Found the paper "Modeling The Motion Of A Ball Bouncing Within A Ball" by T. Morrison (https://web.math.pmf.unizg.hr/nastava/nmf/Lopta.pdf) and decided to try implementing it myself. All code was written in Matlab. Feel free to modify or add to any of the files. It's fun to change initial conditions and see how the system responds

• ball_in_free_outer_ball.m: Simulates the entire interaction for equations.run_time seconds and plots the final trajectory of the outer ball as a line, with impact points highlighted by dots
• ball_in_stationary_outer_ball.m: Simulates the entire interaction of a small ball bouncing around inside a fixed outer ball for equations.run_time seconds and plots the trajectory of the outre ball
• live_plot.m: Simulates the smaller ball bouncing around inside of a larger ball and plots the position of both balls in real(ish) time.
• live_plot_ball_in_ball_in_box.m: Same as live_plot.m but the entire system is confined to a 10x10 box
• equations.m: Holds all constants and functions for solving the ODEs that govern this system and reflecting the balls when impacts occur

If you want to run any of these files, start by setting the initial conditions in the file that you want to run.
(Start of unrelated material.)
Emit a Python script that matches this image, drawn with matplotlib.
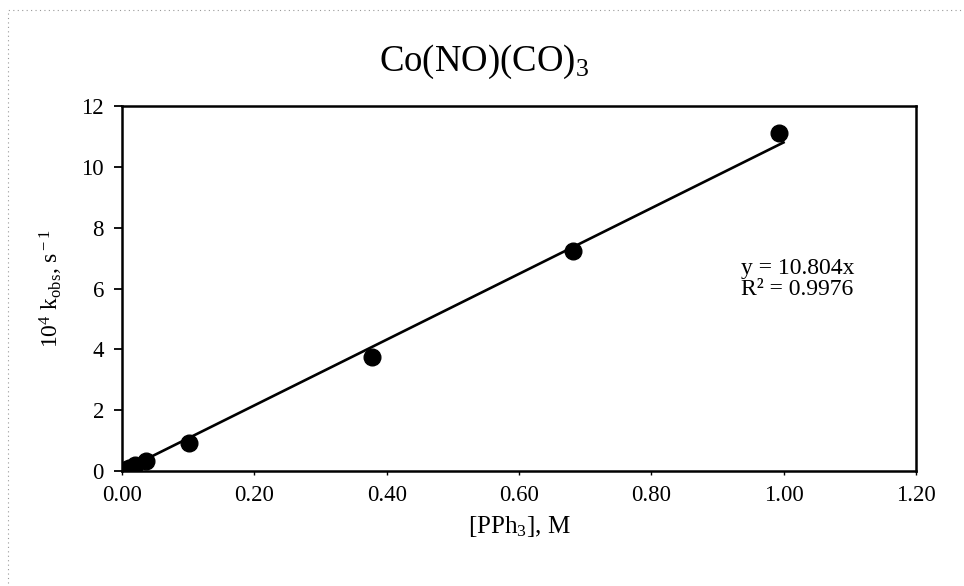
import matplotlib
matplotlib.use("Agg")
import matplotlib.pyplot as plt
from matplotlib.patches import Rectangle

# Observed rate constants vs. ligand concentration
pph3_conc = [0.005, 0.010, 0.020, 0.036, 0.101, 0.378, 0.682, 0.993]
k_obs = [0.05, 0.10, 0.20, 0.32, 0.92, 3.75, 7.25, 11.1]

# Linear fit through the origin
slope = 10.804
r_squared = 0.9976
fit_x = [0.0, 1.0]

x_ticks = [0.0, 0.2, 0.4, 0.6, 0.8, 1.0, 1.2]
x_tick_labels = ["0.00", "0.20", "0.40", "0.60", "0.80", "1.00", "1.20"]
y_ticks = [0, 2, 4, 6, 8, 10, 12]

plt.rcParams["font.family"] = ["Liberation Serif", "DejaVu Serif"]
plt.rcParams["mathtext.fontset"] = "custom"
plt.rcParams["mathtext.rm"] = "Liberation Serif"
plt.rcParams["mathtext.it"] = "Liberation Serif"

fig = plt.figure(figsize=(9.64, 5.86), dpi=100)
ax = fig.add_axes([0.1266, 0.196, 0.8234, 0.623])

ax.plot(fit_x, [slope * v for v in fit_x], color="black", lw=1.9, zorder=2)
ax.plot(pph3_conc, k_obs, "o", color="black", ms=12, zorder=3)

ax.set_xlim(0, 1.2)
ax.set_ylim(0, 12)
ax.set_xticks(x_ticks)
ax.set_xticklabels(x_tick_labels)
ax.set_yticks(y_ticks)
ax.tick_params(axis="y", direction="out", length=6, width=1.3, labelsize=16.5, pad=7)
ax.tick_params(axis="x", direction="out", length=3, width=1.0, labelsize=16.5, pad=7)
for s in ax.spines.values():
    s.set_linewidth(1.8)

fig.text(0.502, 0.894, r"Co(NO)(CO)$_3$", fontsize=26.5, ha="center", va="center")
ax.set_xlabel(r"[PPh$_3$], M", fontsize=18, labelpad=6)
ax.set_ylabel(r"10$^4$ k$_{\rm obs}$, s$^{\rm -1}$", fontsize=17, labelpad=12)

ax.text(0.935, 6.3, "y = %.3fx\nR² = %.4f" % (slope, r_squared),
        fontsize=17, ha="left", va="center", linespacing=1.0)

# faint dotted frame around the chart area
fig.patches.append(Rectangle((0.008, -0.01), 1.1, 0.993, transform=fig.transFigure,
                             fill=False, ls=(0, (1, 3)), lw=0.8, ec="#999999"))

fig.savefig("out.png", dpi=100)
Initial position and velocity for the balls is at the top of each file. Keep in mind that the outer ball is assumed to be radius 1, and you are responsible for ensuring that the initial conditions have the inner ball within the outer ball, and that both balls are within the box (if applicable). Set run_time, gravity, and e (the coefficient of restitution) in equations.m if you want to change any of those. Then hit run and check out the plots!

Similar to Morrison, I assumed that all impacts reflected only the velocity normal to the impact, and that all tangent velocities remained the same. I also assumed that there was no friction or rolling between the two balls, or between the ball and the ground. In the future, it would be interesting to add more detail and try to account for these factors in the model.